ACO REACH collaborations
Last year, the U.S. Centers for Medicare & Medicaid Services (CMS) announced a new model called ACO Realizing Equity, Access and Community Health (REACH). The new model is focused on equity, access and care coordination, including for those in underserved communities.
Some participants see this as a way to help boost behavioral health integration.
One such company is hybrid care company One Medical.
Amazon-owned One Medical provides in-person and behavioral health care for its members. The company acquired Medicare-focused Iora Health for $2.1 billion two years ago.
Today, most of its Medicare business, including its ACO REACH program, falls under its Iora subsidiary.
One of the main ways One Medical integrates care is by having behavioral health specialists and coaches on their staff to assist members.
About 40% to 50% of Iora’s patients are enrolled in an ACO REACH, but the program helps the larger organization find gaps in care and innovate. It also helps put a focus on equity and access to services.
“Iora has always had a behavioral health specialist and health care coaching aspect to their care model. They believe – and I believe – that you can’t separate behavioral and mental health, at least not acutely serious behavioral or mental health, from primary care,” Andrew Van Ostrand, head of government affairs at One Medical, previously told BHB. “The challenge is that under a non-ACO REACH capitated risk-sharing arrangement, under the legacy fee-for-service model, the fee-for-service model didn’t allow for a collaborative care approach.”

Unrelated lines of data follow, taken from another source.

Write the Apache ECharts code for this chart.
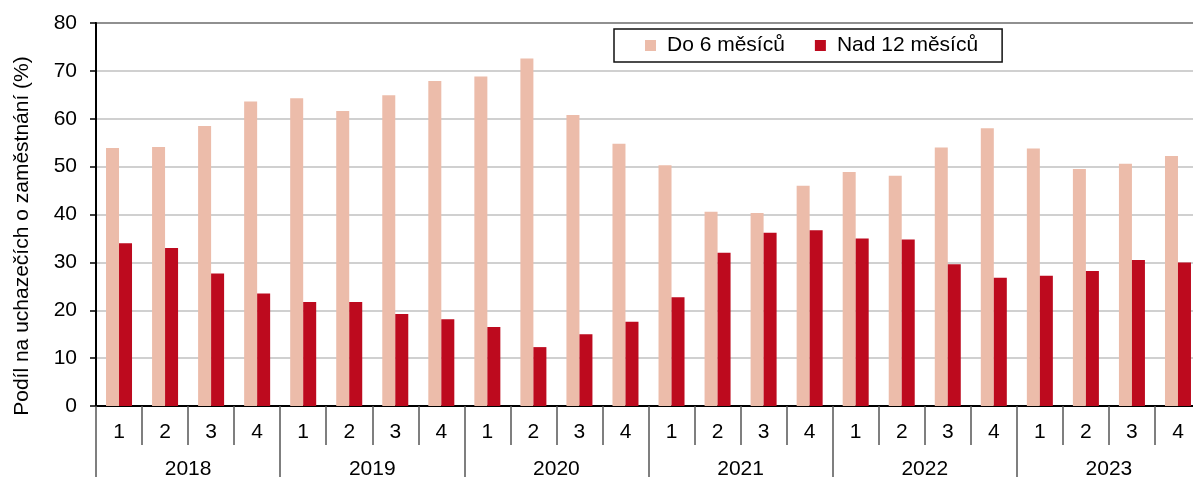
<!DOCTYPE html>
<html>
<head>
<meta charset="utf-8">
<script src="https://cdn.jsdelivr.net/npm/echarts@6/dist/echarts.min.js"></script>
<style>
	html, body { margin: 0; padding: 0; background: #fff; overflow: hidden; }
	#chart { width: 1193px; height: 477px; }
</style>
</head>
<body>
<div id="chart"></div>
<script>
var quarters = ['1','2','3','4','1','2','3','4','1','2','3','4','1','2','3','4','1','2','3','4','1','2','3','4'];
var years = ['2018', '2019', '2020', '2021', '2022', '2023'];
var do6 = [53.9, 54.1, 58.5, 63.6, 64.3, 61.6, 64.9, 67.9, 68.8, 72.6, 60.8, 54.8, 50.3, 40.6, 40.3, 46.0, 48.9, 48.1, 54.0, 58.0, 53.8, 49.5, 50.6, 52.2];
var nad12 = [34.0, 33.0, 27.7, 23.5, 21.7, 21.7, 19.2, 18.1, 16.5, 12.3, 15.0, 17.6, 22.7, 32.0, 36.2, 36.7, 35.0, 34.8, 29.6, 26.8, 27.2, 28.2, 30.5, 30.0];
var yTicks = [0, 10, 20, 30, 40, 50, 60, 70, 80];

var FONT = '"Liberation Sans", Arial, sans-serif';
var chart = echarts.init(document.getElementById('chart'));

chart.setOption({
	animation: false,
	textStyle: { fontFamily: FONT, color: '#000' },
	grid: {
		left: 96, top: 23, width: 1105, height: 383,
		outerBoundsMode: 'none',
		containLabel: false,
		show: true, borderColor: '#000', borderWidth: 2
	},
	legend: {
		left: 614, top: 29,
		padding: [6, 24, 6, 31],
		itemWidth: 11, itemHeight: 11, itemGap: 30,
		borderColor: '#111', borderWidth: 1.5,
		icon: 'rect',
		textStyle: { fontFamily: FONT, fontSize: 21, color: '#000', padding: [0, 0, 0, 6] },
		data: ['Do 6 měsíců', 'Nad 12 měsíců']
	},
	xAxis: [{
		type: 'category',
		position: 'bottom',
		data: quarters,
		axisLine: { lineStyle: { color: '#000', width: 2 } },
		axisTick: { show: true, interval: 0, length: 39, lineStyle: { color: '#555', width: 1.5 } },
		axisLabel: { interval: 0, margin: 16, fontSize: 21, color: '#000', fontFamily: FONT }
	}, {
		type: 'category',
		position: 'bottom',
		data: years,
		axisLine: { show: false },
		axisTick: { show: true, interval: 0, length: 75, lineStyle: { color: '#555', width: 1.5 } },
		axisLabel: { interval: 0, margin: 53, fontSize: 21, color: '#000', fontFamily: FONT }
	}],
	yAxis: {
		type: 'value',
		min: yTicks[0], max: yTicks[yTicks.length - 1], interval: 10,
		axisLine: { show: true, lineStyle: { color: '#000', width: 2 } },
		axisTick: { show: true, length: 6, lineStyle: { color: '#000', width: 1.5 } },
		axisLabel: { margin: 19, fontSize: 21, color: '#000', fontFamily: FONT },
		splitLine: { lineStyle: { color: '#c0c0c0', width: 1.5 } }
	},
	graphic: [{
		type: 'text',
		x: 22, y: 236,
		rotation: Math.PI / 2,
		style: {
			text: 'Podíl na uchazečích o zaměstnání (%)',
			font: '21px ' + FONT,
			fill: '#000',
			align: 'center',
			verticalAlign: 'middle'
		}
	}],
	series: [{
		name: 'Do 6 měsíců',
		type: 'bar',
		xAxisIndex: 0,
		data: do6,
		barWidth: 13,
		barGap: '0%',
		itemStyle: { color: '#ecbcaa' }
	}, {
		name: 'Nad 12 měsíců',
		type: 'bar',
		xAxisIndex: 0,
		data: nad12,
		barWidth: 13,
		itemStyle: { color: '#bd0a1e' }
	}]
});
</script>
</body>
</html>
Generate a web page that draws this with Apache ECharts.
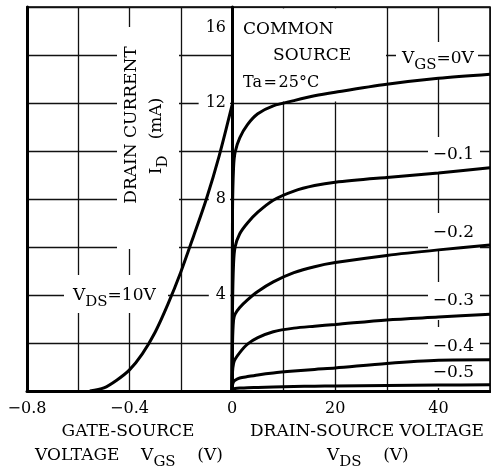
<!DOCTYPE html>
<html><head><meta charset="utf-8">
<script src="https://cdn.jsdelivr.net/npm/echarts@6/dist/echarts.min.js"></script>
<style>html,body{margin:0;padding:0;background:#fff}#c{width:491px;height:470px}</style>
</head><body><div id="c"></div>
<script>
// Transfer characteristic (V_DS = 10 V)
const transferVgs = [-0.555, -0.5, -0.45, -0.4, -0.35, -0.3, -0.25, -0.2, -0.15, -0.1, -0.05, 0];
const transferId  = [0, 0.13, 0.45, 0.88, 1.55, 2.45, 3.62, 4.95, 6.45, 8.0, 9.8, 11.9];

// Output characteristics: V_DS samples and I_D for each V_GS
const vdsSamples = [0, 0.1, 0.3, 0.6, 1.5, 3, 5, 8, 12, 16, 20, 30, 40, 50];
const idVgs0   = [0, 7.5, 9.3, 9.95, 10.55, 11.1, 11.55, 11.88, 12.1, 12.3, 12.45, 12.78, 13.03, 13.2];
const idVgsM01 = [0, 3.5, 5.3, 6.0, 6.55, 7.0, 7.45, 7.95, 8.33, 8.56, 8.7, 8.9, 9.08, 9.3];
const idVgsM02 = [0, 2.0, 2.95, 3.2, 3.48, 3.8, 4.15, 4.55, 4.93, 5.18, 5.35, 5.65, 5.88, 6.08];
const idVgsM03 = [0, 0.8, 1.15, 1.32, 1.6, 1.95, 2.22, 2.47, 2.62, 2.7, 2.77, 2.96, 3.08, 3.2];
const idVgsM04 = [0, 0.25, 0.38, 0.45, 0.54, 0.6, 0.67, 0.75, 0.83, 0.9, 0.96, 1.15, 1.28, 1.3];
const idVgsM05 = [0, 0.05, 0.08, 0.1, 0.12, 0.14, 0.15, 0.17, 0.19, 0.2, 0.21, 0.23, 0.25, 0.26];
const outputCurves = [idVgs0, idVgsM01, idVgsM02, idVgsM03, idVgsM04, idVgsM05];

const leftTickLabels = {'-0.8': '\u22120.8', '-0.4': '\u22120.4', '0': '0'};
const rightTickLabels = {'20': '20', '40': '40'};
const yTickLabels = {'4': '4', '8': '8', '12': '12', '16': '16'};

const FONT = 'DejaVu Serif';
const chart = echarts.init(document.getElementById('c'), null, {renderer: 'canvas'});

const gridLine = {show: true, lineStyle: {color: '#111', width: 1.3, type: 'solid'}};
const labelBase = {fontFamily: FONT, fontSize: 16, color: '#000'};

function curveSeries(data, xi, yi) {
  return {
    type: 'line', xAxisIndex: xi, yAxisIndex: yi, data: data,
    showSymbol: false, symbol: 'none', smooth: 0.3,
    lineStyle: {color: '#000', width: 3}, z: 3, silent: true,
    emphasis: {disabled: true}
  };
}

const series = [curveSeries(transferVgs.map((v, i) => [v, transferId[i]]), 0, 0)];
outputCurves.forEach(arr => series.push(curveSeries(vdsSamples.map((v, i) => [v, arr[i]]), 1, 1)));

function txt(x, y, text, opt) {
  opt = opt || {};
  return {
    type: 'text', x: x, y: y, rotation: opt.rotation || 0, z: 5, silent: true,
    style: {
      text: text, fill: '#000', font: (opt.size || 17) + 'px "' + FONT + '"',
      fontFamily: FONT, fontSize: opt.size || 17,
      textAlign: opt.align || 'left', align: opt.align || 'left',
      textVerticalAlign: 'middle', verticalAlign: 'middle',
      rich: {
        m: {fontFamily: FONT, fontSize: opt.size || 17, lineHeight: 20, verticalAlign: 'top', fill: '#000'},
        s: {fontFamily: FONT, fontSize: (opt.size || 17) - 2, lineHeight: 18, padding: [8, 0, 0, 0], verticalAlign: 'top', fill: '#000'}
      }
    }
  };
}
function box(x, y, w, h) {
  return {type: 'rect', shape: {x: x, y: y, width: w, height: h}, style: {fill: '#fff'}, z: 1, silent: true};
}

const option = {
  animation: false,
  backgroundColor: '#fff',
  grid: [
    {left: 27, right: 259, top: 7, bottom: 79, containLabel: false, outerBoundsMode: 'none', show: true, borderColor: '#000', borderWidth: 1.5, backgroundColor: 'transparent'},
    {left: 232, right: 1, top: 7, bottom: 79, containLabel: false, outerBoundsMode: 'none', show: true, borderColor: '#000', borderWidth: 1.5, backgroundColor: 'transparent'}
  ],
  xAxis: [
    {type: 'value', gridIndex: 0, min: -0.8, max: 0, interval: 0.2,
     axisLine: {show: true, onZero: false, lineStyle: {color: '#000', width: 3}},
     axisTick: {show: false}, splitLine: gridLine,
     axisLabel: Object.assign({}, labelBase, {margin: 10, showMinLabel: true, showMaxLabel: true,
       formatter: v => { const k = String(Math.round(v * 10) / 10); return leftTickLabels[k] || ''; }})},
    {type: 'value', gridIndex: 1, min: 0, max: 50, interval: 10,
     axisLine: {show: true, onZero: false, lineStyle: {color: '#000', width: 3}},
     axisTick: {show: false}, splitLine: gridLine,
     axisLabel: Object.assign({}, labelBase, {margin: 10,
       formatter: v => rightTickLabels[String(v)] || ''})}
  ],
  yAxis: [
    {type: 'value', gridIndex: 0, min: 0, max: 16, interval: 2, position: 'left',
     axisLine: {show: true, onZero: false, lineStyle: {color: '#000', width: 3}},
     axisTick: {show: false}, splitLine: gridLine, axisLabel: {show: false}},
    {type: 'value', gridIndex: 1, min: 0, max: 16, interval: 2, position: 'left',
     axisLine: {show: true, onZero: false, lineStyle: {color: '#000', width: 3}},
     axisTick: {show: false}, splitLine: gridLine,
     axisLabel: Object.assign({}, labelBase, {margin: 2, showMaxLabel: true,
       formatter: v => { const t = yTickLabels[String(v)]; if (!t) return ''; return v === 16 ? '{t|' + t + '}' : '{n|' + t + '}'; },
       rich: {
         t: {fontFamily: FONT, fontSize: 16, color: '#000', padding: [42, 4, 0, 0]},
         n: {fontFamily: FONT, fontSize: 16, color: '#000', backgroundColor: '#fff', padding: [3, 4, 3, 7]}
       }})}
  ],
  series: series,
  graphic: {elements: [
    box(234, 8.5, 152, 93),
    box(396, 42, 82, 36),
    box(428, 137, 52, 36),
    box(428, 213, 52, 37),
    box(428, 282, 52, 38),
    box(428, 327, 52, 61),
    box(117, 27, 62, 222),
    box(64, 275, 104, 38),
    txt(243, 30, 'COMMON'),
    txt(273, 56, 'SOURCE'),
    txt(243, 83, 'Ta\u200a=\u200a25\u00b0C', {size: 16}),
    txt(402, 60, '{m|V}{s|GS}{m|=0V}'),
    txt(474, 155, '\u22120.1', {align: 'right'}),
    txt(474, 233, '\u22120.2', {align: 'right'}),
    txt(474, 301, '\u22120.3', {align: 'right'}),
    txt(474, 347, '\u22120.4', {align: 'right'}),
    txt(474, 373, '\u22120.5', {align: 'right'}),
    txt(73, 297, '{m|V}{s|DS}{m|=10V}'),
    {type: 'text', x: 132, y: 125, rotation: Math.PI / 2, z: 5, silent: true,
     style: {text: 'DRAIN CURRENT', fill: '#000', font: '17px "DejaVu Serif"', fontFamily: FONT, fontSize: 17,
       textAlign: 'center', align: 'center', textVerticalAlign: 'middle', verticalAlign: 'middle'}},
    {type: 'text', x: 158, y: 136, rotation: Math.PI / 2, z: 5, silent: true,
     style: {text: '{m|I}{s|D}{m|   (mA)}', fill: '#000', font: '17px "DejaVu Serif"', fontFamily: FONT, fontSize: 17,
       textAlign: 'center', align: 'center', textVerticalAlign: 'middle', verticalAlign: 'middle',
       rich: {
         m: {fontFamily: FONT, fontSize: 17, lineHeight: 20, verticalAlign: 'top', fill: '#000'},
         s: {fontFamily: FONT, fontSize: 15, lineHeight: 18, padding: [8, 0, 0, 0], verticalAlign: 'top', fill: '#000'}
       }}},
    txt(128, 432, 'GATE-SOURCE', {align: 'center'}),
    txt(35, 457, '{m|VOLTAGE    V}{s|GS}{m|    (V)}'),
    txt(367, 432, 'DRAIN-SOURCE VOLTAGE', {align: 'center'}),
    txt(327, 457, '{m|V}{s|DS}{m|    (V)}')
  ]}
};
chart.setOption(option);
</script>
</body></html>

The ACO REACH program is still very much in its infancy, but this program demonstrates that behavioral health could be a major component moving forward.
It also shows one path forward to addressing behavioral health access and equity questions.
A home-based approach
Massachusetts-based Innovive teams up with ACOs and Medicaid to help provide in-home skilled nursing to patients with serious mental illness (SMI).
Its model marries together physical and behavioral health needs. It provides skilled nursing as its primary service but also offers physical therapy, occupational therapy and home health aides.
Although it doesn’t directly staff behavioral health providers, its staff are specifically trained to work with patients with SMI and chronic conditions. The model considers that folks with SMI often have a harder time managing chronic conditions.
Innovive goal is to help keep patients at risk out of the hospital and help patients see health improvements.
Although Innovive is not an ACO, it demonstrates how ACOs can collaborate with outside organizations to improve a patient’s overall health while accounting for behavioral health concerns.